** Data excerpt **
--------------------

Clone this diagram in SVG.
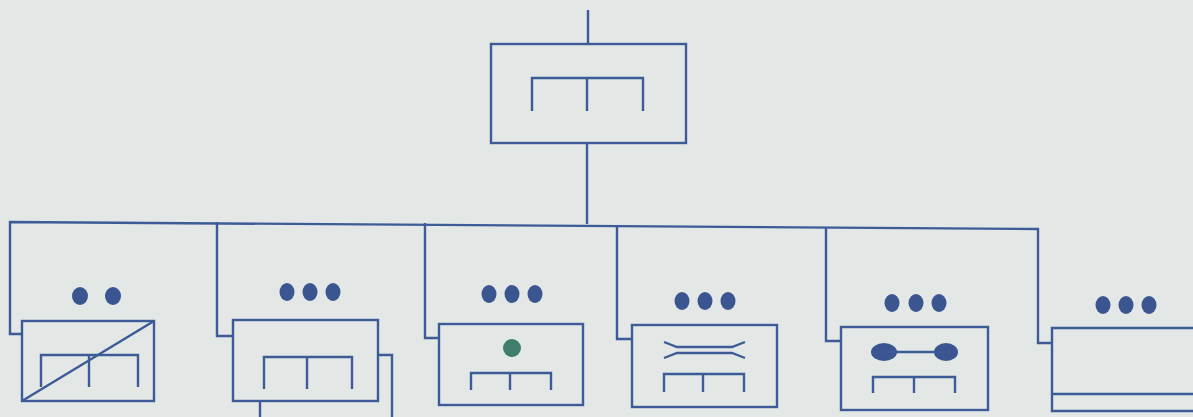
<svg xmlns="http://www.w3.org/2000/svg" width="1193" height="417" viewBox="0 0 1193 417">
<style>
.ln{fill:none;stroke:#3d5b96;stroke-width:2.4;stroke-linejoin:miter;stroke-linecap:butt}
.dot{fill:#3a5590}
.g{fill:#3f7e6c}
</style>
<rect x="0" y="0" width="1193" height="417" fill="#e3e7e6"/>
<g id="connectors" class="ln">
<line x1="588" y1="10" x2="588" y2="44"/>
<line x1="587" y1="143" x2="587" y2="224"/>
<polyline points="22,334 10,334 10,222 1038,229 1038,343 1052,343"/>
<polyline points="217,222 217,336 233,336"/>
<polyline points="425,223 425,338 439,338"/>
<polyline points="617,225 617,339 632,339"/>
<polyline points="826,227 826,341 841,341"/>
</g>
<g id="root" class="ln">
<rect x="491" y="44" width="195" height="99"/>
<polyline points="532,111 532,78 643,78 643,111"/>
<line x1="587" y1="78" x2="587" y2="111"/>
</g>
<g id="node1">
<ellipse class="dot" cx="80" cy="296" rx="8" ry="9"/>
<ellipse class="dot" cx="113" cy="296" rx="8" ry="9"/>
<g class="ln">
<rect x="22" y="321" width="132" height="80"/>
<polyline points="41,387 41,355 138,355 138,387"/>
<line x1="89" y1="355" x2="89" y2="387"/>
<line x1="22" y1="401" x2="154" y2="321"/>
</g>
</g>
<g id="node2">
<ellipse class="dot" cx="287" cy="292" rx="7.5" ry="9"/>
<ellipse class="dot" cx="310" cy="292" rx="7.5" ry="9"/>
<ellipse class="dot" cx="333" cy="292" rx="7.5" ry="9"/>
<g class="ln">
<polyline points="378,355 392,355 392,417"/>
<line x1="260" y1="401" x2="260" y2="417"/>
<rect x="233" y="320" width="145" height="81"/>
<polyline points="264,389 264,357 352,357 352,389"/>
<line x1="307" y1="357" x2="307" y2="389"/>
</g>
</g>
<g id="node3">
<ellipse class="dot" cx="489" cy="294" rx="7.5" ry="9"/>
<ellipse class="dot" cx="512" cy="294" rx="7.5" ry="9"/>
<ellipse class="dot" cx="535" cy="294" rx="7.5" ry="9"/>
<circle class="g" cx="512" cy="348" r="9"/>
<g class="ln">
<rect x="439" y="324" width="144" height="81"/>
<polyline points="471,390 471,373 551,373 551,390"/>
<line x1="510" y1="373" x2="510" y2="390"/>
</g>
</g>
<g id="node4">
<ellipse class="dot" cx="682" cy="301" rx="7.5" ry="9"/>
<ellipse class="dot" cx="705" cy="301" rx="7.5" ry="9"/>
<ellipse class="dot" cx="728" cy="301" rx="7.5" ry="9"/>
<g class="ln">
<rect x="632" y="325" width="145" height="82"/>
<polyline points="664,342 677,347 732,347 745,342"/>
<polyline points="664,358 677,353 732,353 745,358"/>
<polyline points="664,392 664,374 744,374 744,392"/>
<line x1="703" y1="374" x2="703" y2="392"/>
</g>
</g>
<g id="node5">
<ellipse class="dot" cx="892" cy="303" rx="7.5" ry="9"/>
<ellipse class="dot" cx="916" cy="303" rx="7.5" ry="9"/>
<ellipse class="dot" cx="939" cy="303" rx="7.5" ry="9"/>
<ellipse class="dot" cx="884" cy="352" rx="13" ry="9"/>
<ellipse class="dot" cx="946" cy="352" rx="12" ry="9"/>
<g class="ln">
<line x1="884" y1="352" x2="946" y2="352"/>
<rect x="841" y="327" width="147" height="83"/>
<polyline points="873,393 873,377 955,377 955,393"/>
<line x1="914" y1="377" x2="914" y2="393"/>
</g>
</g>
<g id="node6">
<ellipse class="dot" cx="1103" cy="305" rx="7.5" ry="9"/>
<ellipse class="dot" cx="1126" cy="305" rx="7.5" ry="9"/>
<ellipse class="dot" cx="1149" cy="305" rx="7.5" ry="9"/>
<g class="ln">
<polyline points="1195,328 1052,328 1052,411 1195,411"/>
<line x1="1052" y1="394" x2="1195" y2="394"/>
</g>
</g>
</svg>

--------------------

** Work to be completed **
Omit every picture, then reproduce the rest of the listing exactly.

** Exercise solution **
Clone this diagram in SVG.
<svg xmlns="http://www.w3.org/2000/svg" width="1193" height="417" viewBox="0 0 1193 417">
<style>
.ln{fill:none;stroke:#3d5b96;stroke-width:2.4;stroke-linejoin:miter;stroke-linecap:butt}
.dot{fill:#3a5590}
.g{fill:#3f7e6c}
</style>
<rect x="0" y="0" width="1193" height="417" fill="#e3e7e6"/>
<g id="connectors" class="ln">
<line x1="588" y1="10" x2="588" y2="44"/>
<line x1="587" y1="143" x2="587" y2="224"/>
<polyline points="22,334 10,334 10,222 1038,229 1038,343 1052,343"/>
<polyline points="217,222 217,336 233,336"/>
<polyline points="425,223 425,338 439,338"/>
<polyline points="617,225 617,339 632,339"/>
<polyline points="826,227 826,341 841,341"/>
</g>
<g id="root" class="ln">
<rect x="491" y="44" width="195" height="99"/>
<polyline points="532,111 532,78 643,78 643,111"/>
<line x1="587" y1="78" x2="587" y2="111"/>
</g>
<g id="node1">
<ellipse class="dot" cx="80" cy="296" rx="8" ry="9"/>
<ellipse class="dot" cx="113" cy="296" rx="8" ry="9"/>
<g class="ln">
<rect x="22" y="321" width="132" height="80"/>
<polyline points="41,387 41,355 138,355 138,387"/>
<line x1="89" y1="355" x2="89" y2="387"/>
<line x1="22" y1="401" x2="154" y2="321"/>
</g>
</g>
<g id="node2">
<ellipse class="dot" cx="287" cy="292" rx="7.5" ry="9"/>
<ellipse class="dot" cx="310" cy="292" rx="7.5" ry="9"/>
<ellipse class="dot" cx="333" cy="292" rx="7.5" ry="9"/>
<g class="ln">
<polyline points="378,355 392,355 392,417"/>
<line x1="260" y1="401" x2="260" y2="417"/>
<rect x="233" y="320" width="145" height="81"/>
<polyline points="264,389 264,357 352,357 352,389"/>
<line x1="307" y1="357" x2="307" y2="389"/>
</g>
</g>
<g id="node3">
<ellipse class="dot" cx="489" cy="294" rx="7.5" ry="9"/>
<ellipse class="dot" cx="512" cy="294" rx="7.5" ry="9"/>
<ellipse class="dot" cx="535" cy="294" rx="7.5" ry="9"/>
<circle class="g" cx="512" cy="348" r="9"/>
<g class="ln">
<rect x="439" y="324" width="144" height="81"/>
<polyline points="471,390 471,373 551,373 551,390"/>
<line x1="510" y1="373" x2="510" y2="390"/>
</g>
</g>
<g id="node4">
<ellipse class="dot" cx="682" cy="301" rx="7.5" ry="9"/>
<ellipse class="dot" cx="705" cy="301" rx="7.5" ry="9"/>
<ellipse class="dot" cx="728" cy="301" rx="7.5" ry="9"/>
<g class="ln">
<rect x="632" y="325" width="145" height="82"/>
<polyline points="664,342 677,347 732,347 745,342"/>
<polyline points="664,358 677,353 732,353 745,358"/>
<polyline points="664,392 664,374 744,374 744,392"/>
<line x1="703" y1="374" x2="703" y2="392"/>
</g>
</g>
<g id="node5">
<ellipse class="dot" cx="892" cy="303" rx="7.5" ry="9"/>
<ellipse class="dot" cx="916" cy="303" rx="7.5" ry="9"/>
<ellipse class="dot" cx="939" cy="303" rx="7.5" ry="9"/>
<ellipse class="dot" cx="884" cy="352" rx="13" ry="9"/>
<ellipse class="dot" cx="946" cy="352" rx="12" ry="9"/>
<g class="ln">
<line x1="884" y1="352" x2="946" y2="352"/>
<rect x="841" y="327" width="147" height="83"/>
<polyline points="873,393 873,377 955,377 955,393"/>
<line x1="914" y1="377" x2="914" y2="393"/>
</g>
</g>
<g id="node6">
<ellipse class="dot" cx="1103" cy="305" rx="7.5" ry="9"/>
<ellipse class="dot" cx="1126" cy="305" rx="7.5" ry="9"/>
<ellipse class="dot" cx="1149" cy="305" rx="7.5" ry="9"/>
<g class="ln">
<polyline points="1195,328 1052,328 1052,411 1195,411"/>
<line x1="1052" y1="394" x2="1195" y2="394"/>
</g>
</g>
</svg>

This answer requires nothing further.